Search code examples
pythonpandastime-seriesdecomposition

Pandas time series decomposition based on leap year


I have a pandas Time Series (called df) that has one column (with name data) that contains data with a daily frequency over a time period of 5 years. The following code produces some random data:

import pandas as pd
import numpy as np


df_index = pd.date_range('01-01-2012', periods=5 * 365 + 2, freq='D')
df = pd.DataFrame({'data': np.random.rand(len(df_index))}, index=df_index)

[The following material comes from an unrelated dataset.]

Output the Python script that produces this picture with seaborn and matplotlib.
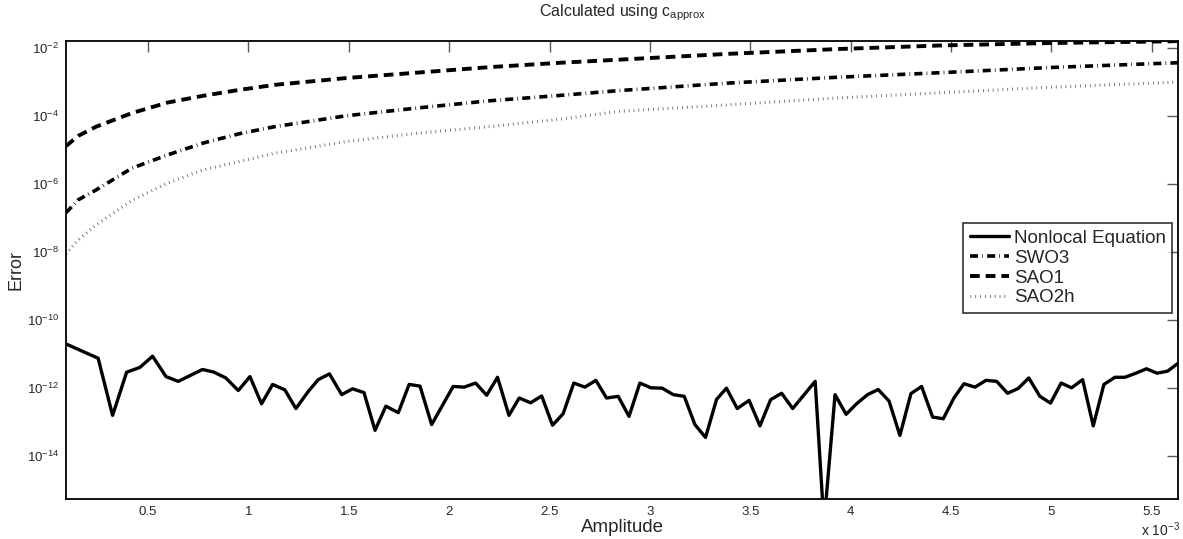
import matplotlib
matplotlib.use("Agg")
import matplotlib.pyplot as plt
import matplotlib.ticker as mticker
import seaborn as sns
import numpy as np

# amplitude values are in units of 1e-3, errors stored as log10 exponents
nonlocal_amp = [
    0.092, 0.252, 0.324, 0.394, 0.460, 0.523, 0.590, 0.651, 0.772, 0.829,
    0.888, 0.950, 1.008, 1.066, 1.121, 1.182, 1.237, 1.298, 1.348, 1.404,
    1.465, 1.519, 1.576, 1.631, 1.685, 1.747, 1.801, 1.855, 1.913, 2.020,
    2.075, 2.132, 2.187, 2.241, 2.298, 2.349, 2.406, 2.461, 2.515, 2.568,
    2.621, 2.676, 2.731, 2.784, 2.842, 2.896, 2.950, 3.005, 3.061, 3.116,
    3.171, 3.224, 3.277, 3.332, 3.381, 3.435, 3.494, 3.548, 3.601, 3.656,
    3.711, 3.823, 3.867, 3.922, 3.977, 4.029, 4.084, 4.137, 4.191, 4.245,
    4.300, 4.353, 4.408, 4.461, 4.514, 4.564, 4.619, 4.674, 4.727, 4.781,
    4.834, 4.887, 4.942, 4.995, 5.048, 5.100, 5.155, 5.208, 5.261, 5.316,
    5.366, 5.420, 5.473, 5.526, 5.578, 5.630,
]
nonlocal_log = [
    -10.70, -11.12, -12.80, -11.53, -11.39, -11.06, -11.66, -11.80, -11.45, -11.53,
    -11.70, -12.07, -11.66, -12.46, -11.89, -12.05, -12.60, -12.10, -11.75, -11.58,
    -12.19, -12.02, -12.13, -13.24, -12.53, -12.72, -11.89, -11.94, -13.07, -11.95,
    -11.97, -11.85, -12.21, -11.68, -12.80, -12.29, -12.43, -12.23, -13.09, -12.75,
    -11.85, -11.97, -11.77, -12.29, -12.24, -12.83, -11.85, -11.99, -12.00, -12.19,
    -12.24, -13.07, -13.45, -12.33, -12.00, -12.60, -12.36, -13.11, -12.34, -12.15,
    -12.60, -11.80, -16.00, -12.19, -12.77, -12.46, -12.19, -12.04, -12.38, -13.39,
    -12.16, -11.95, -12.85, -12.90, -12.29, -11.87, -11.97, -11.77, -11.80, -12.15,
    -12.01, -11.70, -12.24, -12.44, -11.85, -11.99, -11.75, -13.11, -11.89, -11.68,
    -11.68, -11.56, -11.43, -11.56, -11.50, -11.27,
]

curve_amp = [0.092, 0.153, 0.242, 0.420, 0.598, 0.776, 0.953, 1.131, 1.487, 1.842,
             2.198, 2.553, 2.843, 3.384, 3.920, 4.455, 4.991, 5.580, 5.630]
swo3_log = [-6.84, -6.46, -6.17, -5.53, -5.14, -4.79, -4.52, -4.31, -3.99, -3.76,
            -3.55, -3.39, -3.25, -3.03, -2.86, -2.72, -2.57, -2.44, -2.43]
sao1_log = [-4.88, -4.58, -4.31, -3.91, -3.60, -3.40, -3.23, -3.08, -2.88, -2.72,
            -2.56, -2.43, -2.34, -2.17, -2.03, -1.92, -1.85, -1.80, -1.79]
sao2h_log = [-8.05, -7.64, -7.20, -6.48, -5.97, -5.58, -5.34, -5.09, -4.75, -4.50,
             -4.31, -4.09, -3.86, -3.67, -3.47, -3.31, -3.15, -3.01, -3.00]

x_ticks = [0.5, 1, 1.5, 2, 2.5, 3, 3.5, 4, 4.5, 5, 5.5]
y_ticks = [1e-14, 1e-12, 1e-10, 1e-8, 1e-6, 1e-4, 1e-2]


def main():
    sns.set_style("white")
    plt.rcParams["font.family"] = ["Liberation Sans", "DejaVu Sans"]
    plt.rcParams["mathtext.fontset"] = "custom"
    plt.rcParams["mathtext.rm"] = "Liberation Sans"
    plt.rcParams["mathtext.it"] = "Liberation Sans"
    plt.rcParams["lines.scale_dashes"] = False

    fig = plt.figure(figsize=(11.83, 5.39), dpi=100)
    ax = fig.add_axes([66 / 1183, 1 - 499 / 539, 1112 / 1183, 458 / 539])

    sns.lineplot(x=nonlocal_amp, y=10.0 ** np.array(nonlocal_log), ax=ax,
                 color="black", lw=2.4, label="Nonlocal Equation", sort=False)
    sns.lineplot(x=curve_amp, y=10.0 ** np.array(swo3_log), ax=ax,
                 color="black", lw=2.6, label="SWO3", sort=False)
    ax.lines[-1].set_dashes([5.8, 3.0, 0.5, 3.0])
    sns.lineplot(x=curve_amp, y=10.0 ** np.array(sao1_log), ax=ax,
                 color="black", lw=2.8, label="SAO1", sort=False)
    ax.lines[-1].set_dashes([7.0, 4.3])
    sns.lineplot(x=curve_amp, y=10.0 ** np.array(sao2h_log), ax=ax,
                 color="0.3", lw=2.2, label="SAO2h", sort=False)
    ax.lines[-1].set_dashes([0.5, 3.0])

    ax.set_yscale("log")
    ax.set_xlim(0.092, 5.63)
    ax.set_ylim(10 ** -15.26, 10 ** -1.79)
    ax.set_xticks(x_ticks)
    ax.set_xticklabels([f"{t:g}" for t in x_ticks])
    ax.yaxis.set_major_locator(mticker.FixedLocator(y_ticks))
    ax.yaxis.set_minor_locator(mticker.NullLocator())
    ax.yaxis.set_major_formatter(mticker.LogFormatterSciNotation())
    ax.tick_params(axis="both", which="major", direction="in", length=8,
                   width=1.0, color="0.35", labelsize=9.5, top=True, right=True,
                   pad=5)
    for s in ax.spines.values():
        s.set_color("black")
        s.set_linewidth(1.3)

    ax.set_xlabel("")
    ax.set_ylabel("")
    fig.text(16 / 1183, 1 - 270 / 539, "Error", rotation=90, ha="center",
             va="center", fontsize=13)
    fig.text(622 / 1183, 1 - 528 / 539, "Amplitude", ha="center", va="center",
             fontsize=13.5)
    fig.text(622 / 1183, 1 - 13 / 539, r"Calculated using c$_{\mathrm{approx}}$",
             ha="center", va="center", fontsize=11.5)
    fig.text(1160 / 1183, 1 - 530 / 539, r"x 10$^{-3}$", ha="center",
             va="center", fontsize=10)

    leg = ax.legend(loc="upper left", bbox_to_anchor=(963 / 1183, 1 - 223 / 539),
                    bbox_transform=fig.transFigure, frameon=True, fancybox=False,
                    fontsize=13.5, handlelength=2.1, handletextpad=0.25,
                    borderpad=0.35, labelspacing=0.15, borderaxespad=0)
    leg.get_frame().set_edgecolor("black")
    leg.get_frame().set_linewidth(1.2)

    fig.savefig("out.png", dpi=100)


if __name__ == "__main__":
    main()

I want to perform a simple yearly trend decomposition, where for each day I subtract its value one year ago. Aditionally, I want to attend leap years in the subtraction. Is there any elegant way to do that? My way to do this is to perform differences with 365 and 366 days and assign them to new columns.

df['diff_365'] = df['data'].diff(365)
df['diff_366'] = df['data'].diff(366)

Afterwards, I apply a function to each row thats selects the right value based on whether the same date from last year is 365 or 366 days ago.

def decide(row):
    if (row.name - 59).is_leap_year:
        return row[1]
    else:
        return row[0]

df['yearly_diff'] = df[['diff_365', 'diff_366']].apply(decide, axis=1)

Explanation: the function decide takes as argument a row from the DataFrame consisting of the columns diff_365 and diff_366 (along with the DatetimeIndex). The expression row.name returns the date of the row and assuming the time series has daily frequency (freq = 'D'), 59 days are subtracted which is the number of days from 1st January to 28th February. Based on whether the resulting date is a day from a leap year, the value from the diff_366 column is returned, otherwise the value from the diff_365 column.

This took 8 lines and it feels that the subtraction can be performed in one or two lines. I tried to apply a similiar function directly to the data column (via apply and taking the default argument axis=0). But in this case, I cannot take my DatetimeIndex into account. Is there a better to perform the subtraction?


Solution

  • You may not need to worry about dealing with leap years explicitly. When you construct a DatetimeIndex, you can specify start and end parameters. As per the docs:

    Of the four parameters start, end, periods, and freq, exactly three must be specified.

    Here's an example of how you can restructure your logic:

    df_index = pd.date_range(start='01-01-2012', end='12-31-2016', freq='D')
    
    df = pd.DataFrame({'data': np.random.rand(len(df_index))}, index=df_index)
    
    df['yearly_diff'] = df['data'] - (df_index - pd.DateOffset(years=1)).map(df['data'].get)
    

    Explanation

    • We construct a DatetimeIndex object by supplying start, end and freq arguments.
    • Subtract 1 year from your index by subtracting pd.DateOffset(years=1).
    • Use pd.Series.map to map these 1yr behind dates to data.
    • Subtract the resulting series from the original data series.